Tom Reiss has spent the past few decades researching this biography of Lev Nussimbaum, an Azerbaijani-raised Jew whose life is enveloped in fabrications and tall tales.

Reiss’ investigation takes him all over the Caucasus and Europe, delving into journals and interviewing old Azeris and Germans to uncover the truth about the elusive Nussimbaum.

As detailed in his fiction and personal accounts, Lev manipulated the chaos of the crumbling Russian empire to reinvent himself, converting to Islam and posing as a Muslim prince in pre-Nazi Germany.

Under the pseudonyms of Essad Bey and Kurban Said, he published more than a dozen books, and became engaged to a wealthy German heiress.

Reiss combines established historical fact with plausible sentimental scenarios, adding his own educated conjunctures to refashion a picture of the ever-toggling face of Nussimbaum.

For another biography, check out Patrick French’s Younghusband: The Last Great Imperial Adventurer (HarperCollins UK, 2004).

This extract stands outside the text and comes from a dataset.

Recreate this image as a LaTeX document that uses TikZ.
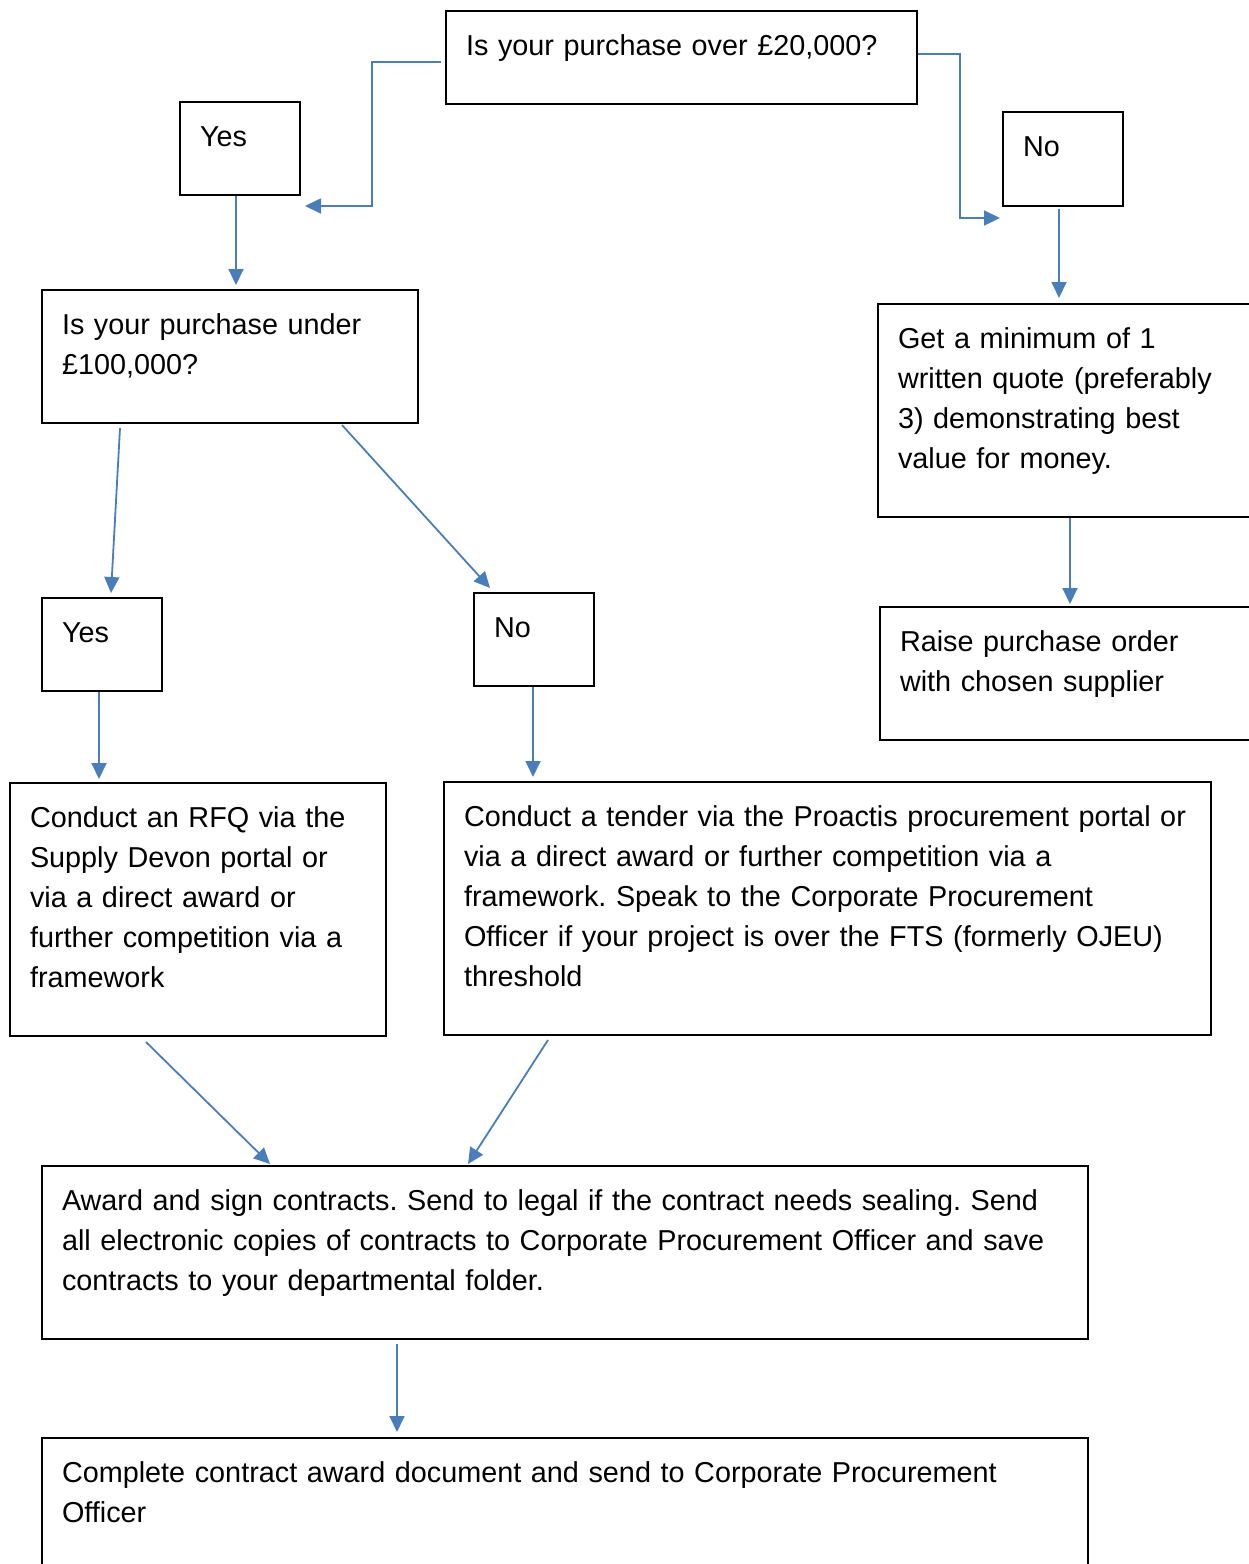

“Shadow of the Silk Road” by Colin Thubron (2006)

Colin Thubron, a well-known traveler in Asia and the Middle East, has published a canon of travel epics over the course of his life. In his latest piece, Shadow of the Silk Road, he hitchhikes and camps his way from Xian to Antioch.

His journey, lacking a camera, is poetic in description, with an incredible wealth of detail woven with historical tidbits and his own offbeat anecdotes.

This chronicle is an elegy to the Silk Road, uncovering the ruins of the once-powerful route centuries after its peak, as he encounters suspicious dentists, severe border patrols, Buddhist shrines, and congested trains and buses.

For more modern travelogues, check out Rory Stewart’s The Places in Between (Harvest Books, 2006).